Gross Lungs in Court: The U.S. Court of Appeals for the D.C. Circuit will hear arguments this morning about graphic warning labels on cigarettes. In February, a U.S. District Judge ruled the labels violated the free speech rights of tobacco companies, and the U.S. Food and Drug Administration appealed. Reversing that decision "should be an easy call," The New York Times writes.
Anonymous Commenter Sued: A judge and a former prosecutor filed a lawsuit against an anonymous commenter on a Las Vegas Review-Journal story that detailed their romantic relationship, that paper reports. The commenter - who posted under the pseudonym "Lawyer" - posted online that the prosecutor "had sexual relations in order to get promoted."

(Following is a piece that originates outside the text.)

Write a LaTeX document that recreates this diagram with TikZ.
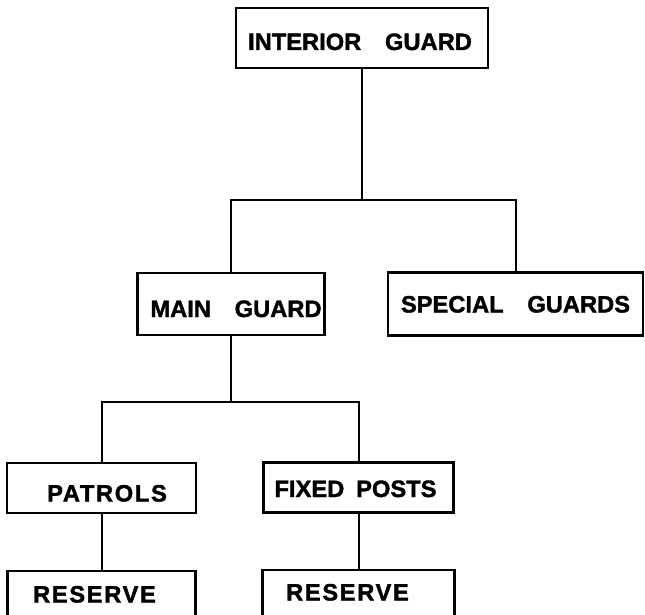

Right to Foretell: Lawyers for members of a Florida family facing fraud charges are arguing that fortunetelling and spiritual healing are religious beliefs and considered free speech under the Constitution, the Sun-Sentinel reports. Nine members of a gypsy family were arrested in August on federal fraud conspiracy charges and accused of defrauding their clients of $40 million over 20 years.
Strange 'I Do' Breakers: Here are some weird excuses for divorce in Britain: Forced to speak Klingon and dress as one; maliciously and repeatedly serving tuna casserole; tampering with the TV antenna and throwing away his cold cuts; communicating only by Post-it note; not allowing a pet tarantula to sleep near the matirimonial bed, the New York Times reports.